Эта проблема возникала не только у нас. На лето в деревню приезжало человек десять родственников местных жителей, гостей и дачников. Уезжали все примерно в одно время, в конце августа. Пешком с грузом идти никому не хотелось.
За несколько дней до отъезда мы с сыном обходили дома отъезжающих и спрашивали, не собирается ли кто-нибудь сходить в Норобово и договориться с тамошним трактористом. Никто не собирался, ни у кого в этом не было надобности. Тогда мы шли заказывать «трансфер» для себя. Это была ходка в общей сложности километров двадцать в оба конца.
Как-то во время такого путешествия, на подходе к Норобово, мы увидели в поле пасущихся быков. Быки были видны издалека – выглядели они как холмы или мамонты. Увидев нас, они стали приближаться. Было довольно страшно, пришлось сойти с дороги и лесом обогнуть поле. Придя в Норобово, мы поделились с жителями пережитыми страхами. «И не говорите, милые, мы этих быков трактором в коровник загоняем. Не сегодня-завтра кого-нибудь насмерть укатают». «Что же делать?» – спросили мы. «А вот как укатают, так и убьем их к такой-то матери», – ответили нам.
Договорившись с трактористом, возвращались в Леушкино уже к ночи.
В день отъезда утром в лесу раздавался шум трактора, и вскоре он останавливался у нашего дома. Мы начинали спешно вытаскивать свои ведра, ящики и рюкзаки. Когда мы поднимали головы, чтобы закидывать все это в тракторную телегу, оказывалось, что она уже занята дачниками, которых мы недавно обходили. Люди основательно и уютно сидели на подстилке из свежего сена. Чувствовалось, что они с удовольствием напились чая и, не торопясь, загодя, собрались в дорогу. Приходилось просить немного подвинуться и дать нам место. Вскоре трактор с полной тележкой пассажиров трогался.

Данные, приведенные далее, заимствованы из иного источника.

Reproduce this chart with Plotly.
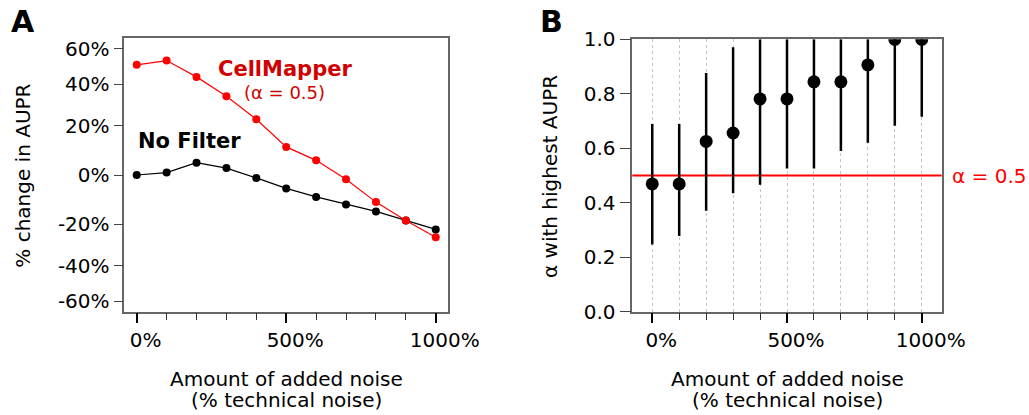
import numpy as np
import plotly.graph_objects as go

W, H = 1029, 415
FONT = "DejaVu Sans"

# ---- data -------------------------------------------------------------
noise_pct = [0, 100, 200, 300, 400, 500, 600, 700, 800, 900, 1000]

# panel A: % change in AUPR
cellmapper_change = [50.6, 53.0, 44.0, 34.0, 23.0, 11.0, 5.6, -1.6, -10.6, -18.4, -26.0]
nofilter_change = [0.0, 0.9, 4.7, 2.6, -1.1, -5.1, -8.5, -11.6, -14.5, -18.4, -22.4]

change_ticks = [-60, -40, -20, 0, 20, 40, 60]
change_tick_text = ["-60%", "-40%", "-20%", "0%", "20%", "40%", "60%"]

noise_major = [0, 500, 1000]
noise_major_text = ["0%", "500%", "1000%"]

# panel B: alpha giving the highest AUPR (median and spread)
alpha_median = [0.469, 0.469, 0.625, 0.656, 0.781, 0.781, 0.844, 0.844, 0.906, 1.0, 1.0]
alpha_low = [0.247, 0.278, 0.371, 0.435, 0.466, 0.526, 0.526, 0.590, 0.620, 0.683, 0.716]
alpha_high = [0.689, 0.689, 0.876, 0.971, 1.0, 1.0, 1.0, 1.0, 1.0, 1.0, 1.0]
alpha_ref = 0.5


def sym_log2(p):
    """Symmetric log2 fold-change scale for percent changes."""
    p = np.asarray(p, dtype=float)
    return np.sign(p) * np.log2(1 + np.abs(p) / 100.0)


def pxx(x):
    return x / W


def pxy(y):
    return 1 - y / H


med = np.array(alpha_median)
err_plus = np.array(alpha_high) - med
err_minus = med - np.array(alpha_low)

fig = go.Figure()

fig.add_trace(go.Scatter(
    x=noise_pct, y=sym_log2(nofilter_change), mode="lines+markers",
    line=dict(color="black", width=1.2), marker=dict(size=8, color="black"),
    xaxis="x", yaxis="y", showlegend=False, hoverinfo="skip"))
fig.add_trace(go.Scatter(
    x=noise_pct, y=sym_log2(cellmapper_change), mode="lines+markers",
    line=dict(color="#ff0000", width=1.2), marker=dict(size=8, color="#ff0000"),
    xaxis="x", yaxis="y", showlegend=False, hoverinfo="skip"))

fig.add_trace(go.Scatter(
    x=noise_pct, y=alpha_median, mode="markers",
    marker=dict(size=13, color="black"),
    error_y=dict(type="data", symmetric=False, array=err_plus, arrayminus=err_minus,
                 thickness=2.5, width=0, color="black"),
    xaxis="x2", yaxis="y2", showlegend=False, hoverinfo="skip"))

tickfont = dict(family=FONT, size=20, color="black")
box = dict(showline=True, linecolor="#666666", linewidth=1.5, mirror=True,
           zeroline=False, ticks="outside", tickfont=tickfont, automargin=False)

xa_common = dict(
    tickmode="array", tickvals=noise_major, ticktext=noise_major_text,
    ticklen=10, tickwidth=2, tickcolor="black", ticklabelshift=9,
    **box)
minor_ticks = dict(tickmode="array", tickvals=noise_pct, ticks="outside",
                   ticklen=7, tickwidth=1, tickcolor="#333333")

y0 = (H - 311.7) / H
fig.update_layout(
    width=W, height=H, autosize=False,
    margin=dict(l=0, r=0, t=0, b=0, pad=0),
    paper_bgcolor="white", plot_bgcolor="white",
    font=dict(family=FONT, color="black"),
    xaxis=dict(domain=[pxx(124.3), pxx(447.7)], range=[-41.5, 1040], anchor="y",
               showgrid=False, minor=minor_ticks, **xa_common),
    yaxis=dict(domain=[y0, (H - 38.3) / H], range=[-0.733, 0.733], anchor="x",
               tickmode="array", tickvals=sym_log2(change_ticks), ticktext=change_tick_text,
               ticklen=9, tickwidth=1, tickcolor="#444444", showgrid=False, **box),
    xaxis2=dict(domain=[pxx(632.3), pxx(941.7)], range=[-74, 1074], anchor="y2",
                showgrid=True, gridcolor="#c4c4c4", griddash="dot", gridwidth=1,
                minor=dict(showgrid=True, gridcolor="#c4c4c4", griddash="dot",
                           gridwidth=1, **minor_ticks),
                **xa_common),
    yaxis2=dict(domain=[y0, (H - 39.3) / H], range=[0, 1], anchor="x2",
                tickmode="linear", tick0=0, dtick=0.2, tickformat=".1f",
                ticklen=11, tickwidth=1, tickcolor="#444444", showgrid=False, **box),
)

# reference alpha line, under the error bars
fig.add_shape(type="line", xref="x2 domain", yref="y2", x0=0, x1=1,
              y0=alpha_ref, y1=alpha_ref, line=dict(color="#ff0000", width=2),
              layer="below")

ann = []


def text(x, y, s, size=20, color="black", bold=False, angle=0, xanchor="center"):
    ann.append(dict(x=pxx(x), y=pxy(y), xref="paper", yref="paper", text=s,
                    showarrow=False, xanchor=xanchor, yanchor="middle",
                    textangle=angle,
                    font=dict(family=FONT, size=size, color=color,
                              weight="bold" if bold else "normal")))


# panel letters
text(9, 22, "A", size=30, bold=True, xanchor="left")
text(538, 22, "B", size=30, bold=True, xanchor="left")

# series labels
text(284.5, 69, "CellMapper", size=21, color="#d00000", bold=True)
text(284.7, 92.5, "(α = 0.5)", size=18, color="#d00000")
text(189.5, 141, "No Filter", size=21, bold=True)
text(950, 176, "α = 0.5", size=20, color="#ff0000", xanchor="left")

# axis titles
for cx in (286, 787):
    text(cx, 378.5, "Amount of added noise")
    text(cx, 400, "(% technical noise)")
text(22.7, 176, "% change in AUPR", angle=-90)
text(550, 177, "α with highest AUPR", angle=-90)

fig.update_layout(annotations=ann)

fig.write_html("out.html")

По приезде в Норобово, пока мы спрыгивали с телеги, снимали багаж и расплачивались с трактористом (исключительно заранее приготовленным спиртным), наши попутчики исчезали, прямо-таки бесшумно растворялись в утреннем тумане. А мы с сыном, оставив Татьяну у груды нашего багажа, шли в деревню договариваться о машине до Вологды. Через какое-то время мы возвращались на грузовике и – о чудо! – наши тракторные попутчики вновь материализовывались – они стояли молча (всегда молча!), готовые к погрузке. Чуда, разумеется, здесь не было: пока мы с Егором искали машину, они пили чай и грелись у знакомых в ближайших домах, а услышав шум мотора, подходили к нашему багажу. Погрузившись в кузов, стучали по крыше кабины, и машина трогалась. В городе попутчики один за другим выходили в нужных им местах. Прощались немногие. Наш дом был последним. Мы выходили, расплачивались с водителем и отпускали машину. С годами история наших выездов обогащалась новыми, такими же сюрреалистическими деталями.

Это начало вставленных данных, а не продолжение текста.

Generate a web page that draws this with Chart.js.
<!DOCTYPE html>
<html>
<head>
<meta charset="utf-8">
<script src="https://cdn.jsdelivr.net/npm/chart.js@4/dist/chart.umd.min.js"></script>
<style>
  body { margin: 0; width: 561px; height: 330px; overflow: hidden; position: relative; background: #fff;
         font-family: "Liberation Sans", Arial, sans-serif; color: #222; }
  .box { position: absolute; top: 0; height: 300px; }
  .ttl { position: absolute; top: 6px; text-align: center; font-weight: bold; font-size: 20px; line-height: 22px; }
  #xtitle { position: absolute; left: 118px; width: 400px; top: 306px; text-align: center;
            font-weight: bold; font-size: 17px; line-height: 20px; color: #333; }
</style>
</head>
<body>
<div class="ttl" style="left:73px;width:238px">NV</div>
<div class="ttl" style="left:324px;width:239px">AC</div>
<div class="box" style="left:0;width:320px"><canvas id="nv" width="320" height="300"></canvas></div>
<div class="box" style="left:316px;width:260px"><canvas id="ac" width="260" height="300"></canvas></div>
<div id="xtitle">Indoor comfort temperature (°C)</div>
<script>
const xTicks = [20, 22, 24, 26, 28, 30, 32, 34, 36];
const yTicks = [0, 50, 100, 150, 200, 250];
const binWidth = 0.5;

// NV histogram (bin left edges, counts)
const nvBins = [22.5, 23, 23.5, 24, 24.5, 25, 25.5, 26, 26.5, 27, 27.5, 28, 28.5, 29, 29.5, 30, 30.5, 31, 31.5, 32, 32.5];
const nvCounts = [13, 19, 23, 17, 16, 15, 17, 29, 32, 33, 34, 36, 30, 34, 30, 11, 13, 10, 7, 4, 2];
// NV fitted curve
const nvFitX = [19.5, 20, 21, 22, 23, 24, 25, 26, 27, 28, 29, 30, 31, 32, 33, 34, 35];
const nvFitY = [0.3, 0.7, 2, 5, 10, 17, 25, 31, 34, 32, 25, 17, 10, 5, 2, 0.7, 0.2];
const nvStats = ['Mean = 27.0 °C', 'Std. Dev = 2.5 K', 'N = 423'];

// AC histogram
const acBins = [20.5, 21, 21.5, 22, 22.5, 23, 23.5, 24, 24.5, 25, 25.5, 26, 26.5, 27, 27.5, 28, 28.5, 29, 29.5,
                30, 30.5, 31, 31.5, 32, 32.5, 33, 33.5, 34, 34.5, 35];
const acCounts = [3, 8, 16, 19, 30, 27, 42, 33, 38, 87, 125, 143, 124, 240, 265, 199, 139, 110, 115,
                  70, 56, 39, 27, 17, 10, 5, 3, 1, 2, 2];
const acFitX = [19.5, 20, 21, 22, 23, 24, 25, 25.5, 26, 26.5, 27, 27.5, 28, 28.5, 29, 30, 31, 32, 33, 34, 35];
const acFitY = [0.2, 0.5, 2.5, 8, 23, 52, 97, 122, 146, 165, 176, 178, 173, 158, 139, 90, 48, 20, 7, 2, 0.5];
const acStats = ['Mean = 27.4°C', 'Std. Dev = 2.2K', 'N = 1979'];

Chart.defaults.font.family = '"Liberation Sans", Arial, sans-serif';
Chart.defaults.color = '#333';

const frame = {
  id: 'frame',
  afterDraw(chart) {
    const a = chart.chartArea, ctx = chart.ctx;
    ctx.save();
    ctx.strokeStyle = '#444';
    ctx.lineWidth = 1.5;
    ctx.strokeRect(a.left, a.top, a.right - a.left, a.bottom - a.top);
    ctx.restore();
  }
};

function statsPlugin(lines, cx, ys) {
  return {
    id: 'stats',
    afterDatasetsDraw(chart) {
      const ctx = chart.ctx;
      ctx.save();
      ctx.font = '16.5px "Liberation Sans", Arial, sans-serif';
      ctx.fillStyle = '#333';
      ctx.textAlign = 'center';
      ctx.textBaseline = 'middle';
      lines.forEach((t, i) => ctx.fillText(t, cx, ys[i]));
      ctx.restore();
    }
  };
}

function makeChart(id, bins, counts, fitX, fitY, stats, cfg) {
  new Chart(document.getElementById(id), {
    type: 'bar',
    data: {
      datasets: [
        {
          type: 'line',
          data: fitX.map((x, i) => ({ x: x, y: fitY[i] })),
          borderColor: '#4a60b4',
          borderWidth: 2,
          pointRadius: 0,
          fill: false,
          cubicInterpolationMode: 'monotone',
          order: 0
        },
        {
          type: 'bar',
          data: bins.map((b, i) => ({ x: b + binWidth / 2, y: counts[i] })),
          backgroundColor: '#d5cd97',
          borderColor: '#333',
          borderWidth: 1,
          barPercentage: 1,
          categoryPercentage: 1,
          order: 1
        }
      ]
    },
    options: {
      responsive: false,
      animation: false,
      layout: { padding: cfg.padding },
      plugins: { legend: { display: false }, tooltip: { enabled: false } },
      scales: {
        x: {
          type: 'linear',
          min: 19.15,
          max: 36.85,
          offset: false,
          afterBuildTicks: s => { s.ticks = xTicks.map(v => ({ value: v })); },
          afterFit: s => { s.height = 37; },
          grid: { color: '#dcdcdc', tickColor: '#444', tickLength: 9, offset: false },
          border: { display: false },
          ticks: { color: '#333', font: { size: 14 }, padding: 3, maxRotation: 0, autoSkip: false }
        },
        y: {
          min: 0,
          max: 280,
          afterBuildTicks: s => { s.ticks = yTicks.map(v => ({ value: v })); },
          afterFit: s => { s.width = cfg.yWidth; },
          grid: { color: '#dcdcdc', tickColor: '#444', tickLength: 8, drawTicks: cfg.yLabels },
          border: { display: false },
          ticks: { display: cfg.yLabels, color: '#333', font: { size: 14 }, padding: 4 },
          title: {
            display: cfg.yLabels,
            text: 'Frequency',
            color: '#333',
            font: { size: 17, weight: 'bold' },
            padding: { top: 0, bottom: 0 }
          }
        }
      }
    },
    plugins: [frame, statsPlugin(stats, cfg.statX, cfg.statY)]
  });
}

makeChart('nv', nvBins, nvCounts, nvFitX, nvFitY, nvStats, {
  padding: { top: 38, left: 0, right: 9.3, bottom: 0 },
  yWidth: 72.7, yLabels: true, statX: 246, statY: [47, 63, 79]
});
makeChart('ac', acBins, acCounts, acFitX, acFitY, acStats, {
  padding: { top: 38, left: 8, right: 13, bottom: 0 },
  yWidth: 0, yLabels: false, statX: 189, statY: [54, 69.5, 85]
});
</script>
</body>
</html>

Так, один раз пассажиры плотно друг к другу лежали на сене на дне тракторной тележки. Она сильно кренилась в лужах, почти зачерпывая воду мелкими бортами. Среди нас оказался человек средних лет в очень добротном, чуть старомодном костюме. Видимо, он, местный уроженец, гостил у родственников. После очередной ямы он веско и проникновенно сказал глубоким, приятным голосом: «Буду пролетать через Москву, скажу, чтобы поправили дорогу». Надо заметить, что лет через десять после этих событий дорогу действительно «поправили» и от Вологды до Норобово стал ходить рейсовый «пазик».
Однажды, едучи в тележке, разминулись с редкой встречной машиной – новым, чистеньким, высокосидящим грузовиком военного образца. Он аккуратно ехал по самой обочине дороги, где было повыше и посуше. В кабине рядом с водителем прямо сидела молодая подтянутая женщина. «Инструктор райкома. Едет на проверку», – сказал кто-то из попутчиков. Все промолчали, но чувствовалось, что все «помыслили» в ее адрес что-то одинаково недоброе. Впрочем, думаю, большинство моих спутников хотели бы оказаться на ее теплом месте; она была для них своим и понятным человеком. Проехав примерно половину пути из деревни до Вологды, мы отпустили трактор и стали ждать попутную машину. Накрапывал дождь. Мы с Егором развели в сторонке костер. Наши попутчики с удовольствием подтянулись к огню. Костер догорел и задымил. Все потихоньку отошли от едкого дымка на обочину дороги. Дождик не прекращался. Просто стоять и ждать было скучно и неуютно. Мы с сыном снова развели приветливый костер. Все снова неприметно, тихо и как-то очень естественно оказались у огня. Этот цикл – «разжигание – молчаливый подход к огню, затухание костра – молчаливый отход» – повторялся раз пять-десять. При этом никто ни разу не подкинул в огонь ни веточки и не сказал ни единого слова.